Join Australia's most dynamic and respected property investment community

Legal Tip 76: The Dangers of “Parking” Parent's Cash in Your Offset

Discussion in 'Legal Issues' started by Terry_w, 2nd Sep, 2015.

  1. Terry_w

    Terry_w Solicitor, Finance Broker, CTA Business Member

    Joined:
    18th Jun, 2015
    Posts:
    8,973
    Location:
    Sydney
    The Dangers of “Parking” Parents Cash in Your Offset


    There are parents out there with large sums of cash. Children are often tempted to ask if they could store this cash in their (the children’s) loan offset account to save interest. It could be a great idea, but there are various issues to consider.


    Example.

    Tom has a $500,000 home loan on his owner occupied loan paying 5% interest. Dad has $500,000 cash sitting in a savings account paying 3% interest. If Tom ‘takes’ dad’s money and pays him 4% pa Tom will be saving money and dad will be making more money. Sounds good doesn’t it. However multiple issues need to be considered


    1. Is it a loan or a gift?

    Dad dies, Tom argues that it was a gift, Tom’s sister argues that it was a loan. There is no documentation to prove either.

    Tip - get a loan agreement


    2. Death of dad

    If dad dies the executor will need to call in the loan so the money can be distirbuted to the beneficiaries under dad’s will. This should not be a problem usually, but if Tom had gambled it away it could be.


    3. Death of Son

    If Tom dies the dad will need to deal with a third party to try to get the money back. He doesn’t want to leave it to form part of Tom’s estate as it will go to his new defacto. This is where the loan agreement is vital


    4. Bankruptcy of Tom

    Dad doesn’t realise it but Tom is a developer and developing is risky. Tom goes bankrupt and the trustee in bankruptcy takes the $500,000 and pays to creditos. Dad sends across the loan agreement thinking this will save him. But this only makes dad a creditor. An unsecured creditor. Dad still loses his money. If dad had taken a mortgage he would be been much more protected.


    5. Bankruptcy of Dad

    Probably less of a risk, but Tom would have to give dad back the borrowed money so it could go to creditors. When this type of thing happens Tom and Dad will often argue it wasn’t a loan but a gift - gifts over 5 years ago will be hard to attack.


    6. Incapacity of Son

    Tom has an accident and loses capacity. Dad now has to deal with Tom’s defacto who Tom appointed under an enduring power of attorney. Dad hates her as he thinks she is a gold digger. Legally she is making decisions for Tom. Lucky dad had that loan agreement drawn up.


    7. Incapacity of Dad

    Dad is now senile and Tom has to deal with a public trustee company who are dad’s attorney.
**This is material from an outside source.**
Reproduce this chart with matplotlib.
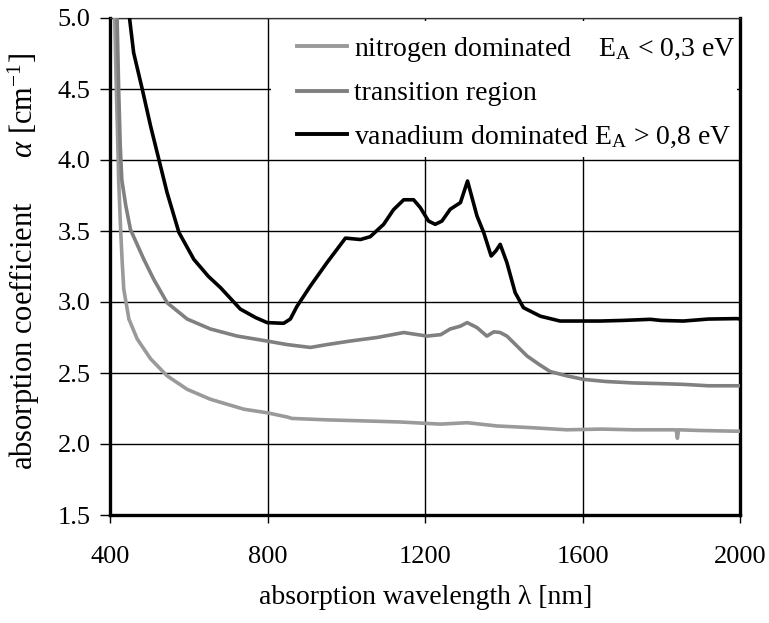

A third party - this is where the loan agreement is vital. Or Tom may end up being the Attorney. He has to act in 2 roles - borrower and attorney for the lender. Tom has to be extra careful that he does not breach his duties to his dad and that others don’t think he has. Any ePOA document should ideally cover the loan. Allegations of abuse are possible.


    8. Divorce of Son

    Where a loan is not documented the Family Courts are skeptical of the truth of the transactions. Often some a child gets divorced the parents will claim that any money that was gifted to the child was actually a loan to them both. Best to get the agreement drawn up from the beginning so that the parents money has less chance of falling into the hands of a gold digging spouse.


    9. Divorce of Dad

    Probably not such an issue if Dad is married to Mum, but if Dad is married to someone else then Dad’s transfer to the son may want to be a gift rather than a loan.


    10. Limitations Act

    Loans can become unenforceable if they go for too long without any transactions happening. It could be 6 or 12 years depending on the set up. This is important to remember as if one party dies the executor or Administrator will stand in the shoes of the deceased and they have a legal duty to call in all loans that are outstanding and/or to oppose repaying loans that do not to be paid. They will be personally liable and they will possibly be a stranger so they won't’ care about verbal agreements but only legally enforceable agreements.


    These are just some of the issues to consider.
     
    Prosperous, miked and Perp like this.
  2. Glorion

    Glorion Well-Known Member

    Joined:
    26th Jul, 2015
    Posts:
    81
    Location:
    Sydney
    Very salient points. One would hope that most of them wouldn't happen in a "normal" family. But I guess there are plenty of examples out there! Must be horrible having children/parents/siblings that want to take advantage of their family members! Thanks for this :)
     
  3. Terry_w

    Terry_w Solicitor, Finance Broker, CTA Business Member

    Joined:
    18th Jun, 2015
    Posts:
    8,973
    Location:
    Sydney
    I think in most cases there would be disputes between siblings on the dewth of a parent where there had been money transfers. Its just a difference in the degree of expressing conflict. Verbal arguements or or court or ongoing silent resentment.